Prove that if $a \mid b_1, \; a \mid b_2, \; \ldots$, and $a \mid b_n$ then $a \mid (b_1x_1 + b_2 x_2 + \ldots + b_n x_n)$ for any integers $x_1, x_2, \ldots , x_n$.
We'll show this by induction on $n$.
Let's take the statement $P(n)$ to mean
"if $a \mid b_1, \; a \mid b_2, \; \ldots, \;a \mid b_n$ then $a \mid (b_1x_1 + b_2 x_2 + \ldots + b_n x_n)$ for any integers $x_1, x_2, \ldots , x_n$"
Base Case
The base case is $P(0)$ which is vacuously true. This is a little abstract so let's take $P(1)$ as the base case, which is
"if $a \mid b_1$ then $a \mid (b_1x_1)$ for any integer $x_1$"

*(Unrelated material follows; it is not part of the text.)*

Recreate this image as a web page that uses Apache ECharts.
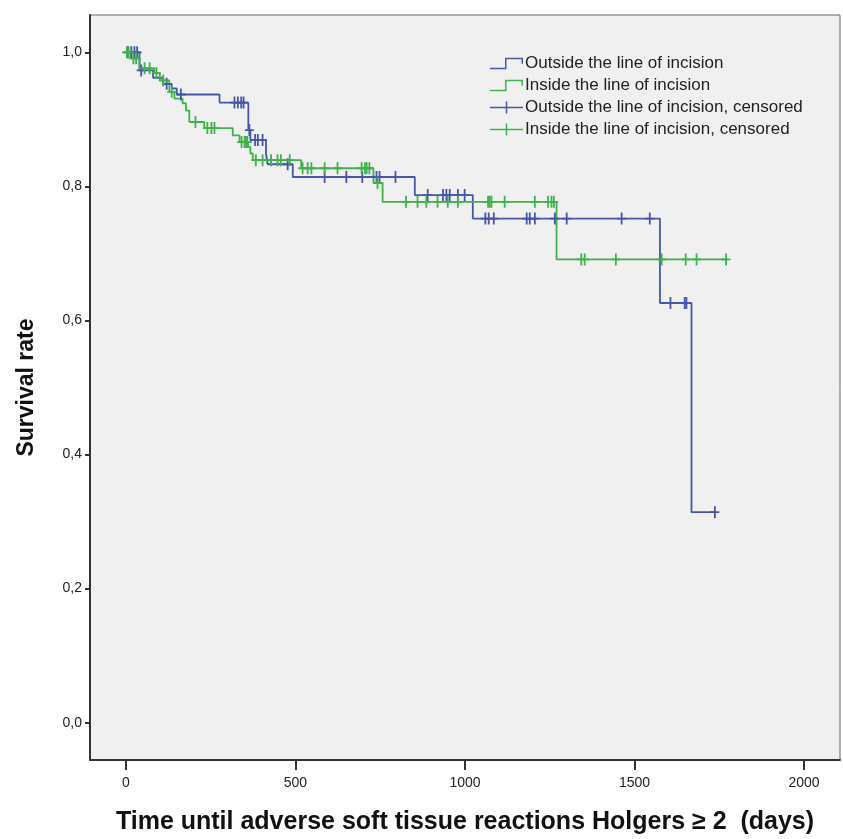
<!DOCTYPE html>
<html>
<head>
<meta charset="utf-8">
<script src="https://cdn.jsdelivr.net/npm/echarts@6/dist/echarts.min.js"></script>
<style>
html,body{margin:0;padding:0;background:#fff;}
#chart{width:843px;height:839px;}
</style>
</head>
<body>
<div id="chart"></div>
<script>
// Kaplan-Meier step curves (time in days, survival rate)
const outsideTimes = [0,40,80,110,135,150,276,361,367,413,418,492,852,1023,1575,1668,1737];
const outsideSurv  = [1.0,0.973,0.962,0.953,0.946,0.937,0.925,0.884,0.869,0.849,0.833,0.814,0.787,0.752,0.626,0.314,0.314];
const outsideCensored = [4,16,25,33,45,120,162,320,330,340,347,364,381,389,403,477,586,650,697,739,748,795,890,935,945,955,979,999,1060,1070,1085,1182,1191,1206,1265,1300,1462,1545,1606,1648,1653,1737];

const insideTimes = [0,15,40,84,100,128,143,167,177,187,231,315,335,360,367,374,517,730,757,1270,1770];
const insideSurv  = [1.0,0.991,0.976,0.969,0.958,0.941,0.931,0.924,0.913,0.896,0.887,0.876,0.866,0.859,0.849,0.839,0.827,0.805,0.777,0.691,0.691];
const insideCensored = [3,8,22,30,55,70,90,110,135,205,240,252,261,341,350,354,358,383,403,428,447,457,483,521,536,547,586,624,695,705,710,718,742,826,860,886,919,949,979,1068,1073,1078,1117,1206,1245,1255,1262,1343,1353,1445,1580,1651,1683,1770];

const xTicks = [0,500,1000,1500,2000];
const yTicks = [0,0.2,0.4,0.6,0.8,1.0];

const seriesNames = ['Outside the line of incision','Inside the line of incision','Outside the line of incision, censored','Inside the line of incision, censored'];

const BLUE = '#4656ad';
const GREEN = '#3fb24b';

function pairs(xs, ys){ return xs.map((x,i)=>[x, ys[i]]); }
function survAt(times, surv, t){
  let v = surv[0];
  for (let i=0;i<times.length;i++){ if (times[i] <= t) v = surv[i]; }
  return v;
}
function censorPts(ct, times, surv){ return ct.map(t=>[t, survAt(times, surv, t)]); }

const plusSym = 'path://M8,0h4v20h-4z M0,8.5h20v3h-20z';
const stepIcon = 'path://M0,10H15V0H33V6H31.5V1.5H16.5V11.5H0Z';
const plusIcon = 'path://M0,5.25H33V6.75H0Z M15.75,0H17.25V12H15.75Z';

const chart = echarts.init(document.getElementById('chart'));
const fontFam = '"Liberation Sans", Arial, sans-serif';
chart.setOption({
  animation: false,
  backgroundColor: '#ffffff',
  grid: {left: 90, top: 15, right: 3, bottom: 79, containLabel: false, outerBoundsMode: 'none',
    show: true, backgroundColor: '#f0f0f0', borderColor: '#666', borderWidth: 1},
  legend: {
    orient: 'vertical', left: 485, top: 50,
    itemWidth: 33, itemHeight: 12, itemGap: 5,
    textStyle: {fontFamily: fontFam, fontSize: 17, color: '#222', padding: [0,0,0,-3]},
    data: [
      {name: seriesNames[0], icon: stepIcon},
      {name: seriesNames[1], icon: stepIcon},
      {name: seriesNames[2], icon: plusIcon},
      {name: seriesNames[3], icon: plusIcon}
    ]
  },
  xAxis: {
    type: 'value', min: -106, max: 2106,
    name: 'Time until adverse soft tissue reactions Holgers \u2265 2  (days)',
    nameLocation: 'middle', nameGap: 50,
    nameTextStyle: {fontFamily: fontFam, fontWeight: 'bold', fontSize: 25, color: '#111'},
    axisLine: {show: true, onZero: false, lineStyle: {color: '#333', width: 2}},
    axisTick: {show: true, length: 10, customValues: xTicks, lineStyle: {color: '#333', width: 2}},
    axisLabel: {customValues: xTicks, margin: 16, fontFamily: fontFam, fontSize: 14, color: '#222',
      formatter: v => String(v)},
    splitLine: {show: false}
  },
  yAxis: {
    type: 'value', min: -0.0556, max: 1.0556,
    name: 'Survival rate', nameLocation: 'middle', nameGap: 52,
    nameTextStyle: {fontFamily: fontFam, fontWeight: 'bold', fontSize: 23, color: '#111'},
    axisLine: {show: true, onZero: false, lineStyle: {color: '#333', width: 2}},
    axisTick: {show: true, length: 5, customValues: yTicks, lineStyle: {color: '#333', width: 2}},
    axisLabel: {customValues: yTicks, margin: 8, fontFamily: fontFam, fontSize: 14, color: '#222',
      formatter: v => v.toFixed(1).replace('.', ',')},
    splitLine: {show: false}
  },
  series: [
    {name: seriesNames[0], type: 'line', step: 'end', data: pairs(outsideTimes, outsideSurv),
      showSymbol: false, symbol: 'none', color: BLUE, itemStyle: {color: BLUE}, lineStyle: {color: BLUE, width: 1.8}, z: 2},
    {name: seriesNames[1], type: 'line', step: 'end', data: pairs(insideTimes, insideSurv),
      showSymbol: false, symbol: 'none', color: GREEN, itemStyle: {color: GREEN}, lineStyle: {color: GREEN, width: 1.8}, z: 3},
    {name: seriesNames[2], type: 'scatter', data: censorPts(outsideCensored, outsideTimes, outsideSurv),
      symbol: plusSym, symbolSize: [9, 12], itemStyle: {color: BLUE, opacity: 1}, z: 4},
    {name: seriesNames[3], type: 'scatter', data: censorPts(insideCensored, insideTimes, insideSurv),
      symbol: plusSym, symbolSize: [9, 12], itemStyle: {color: GREEN, opacity: 1}, z: 5}
  ]
});
</script>
</body>
</html>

We need to show this is true. The assumption $a \mid b_1$ means, for some integer $k$
$$b_1 = a k$$
Multiplying both sides by $x_1$ we have
$$ b_1 x_1 = a (k x_1) $$
Which means $a \mid b_1 x_1$. So we have shown the base case $P(1)$ to be true.
Inductive Step
We need to show the inductive step $P(n) \implies P(n+1)$ is true.
To do this we assume $P(n)$ and derive $P(n+1)$.
The induction hypothesis, $P(n)$ is
"if $a \mid b_1, \; a \mid b_2, \; \ldots, \;a \mid b_n$ then $a \mid (b_1x_1 + b_2 x_2 + \ldots + b_n x_n)$ for any integers $x_1, x_2, \ldots , x_n$"
We need to show $P(n+1)$ which is
"if $a \mid b_1, \; a \mid b_2, \; \ldots, \;a \mid b_n, \; a \mid b_{n+1}$ then $a \mid (b_1x_1 + b_2 x_2 + \ldots + b_n x_n + b_{n+1} x_{n+1})$ for any integers $x_1, x_2, \ldots , x_{n+1}$"
Let' start with the expression
$$ \underbrace{ b_1x_1 + b_2 x_2 + \ldots + b_n x_n }_\textrm{A} \; + \; \underbrace {b_{n+1} x_{n+1}}_\textrm{B}$$
The induction hypothesis tells us the first part $A$ is divisible by $a$. The additional assumption that $a \mid b_{n+1}$ tells us the second part $B$ is also divisible by $a$. So the full expression is divisible by $a$.
So we've shown $P(n+1)$ to be true.
By induction, $P(n)$ is true for all natural numbers $n$, and so the given statement is true.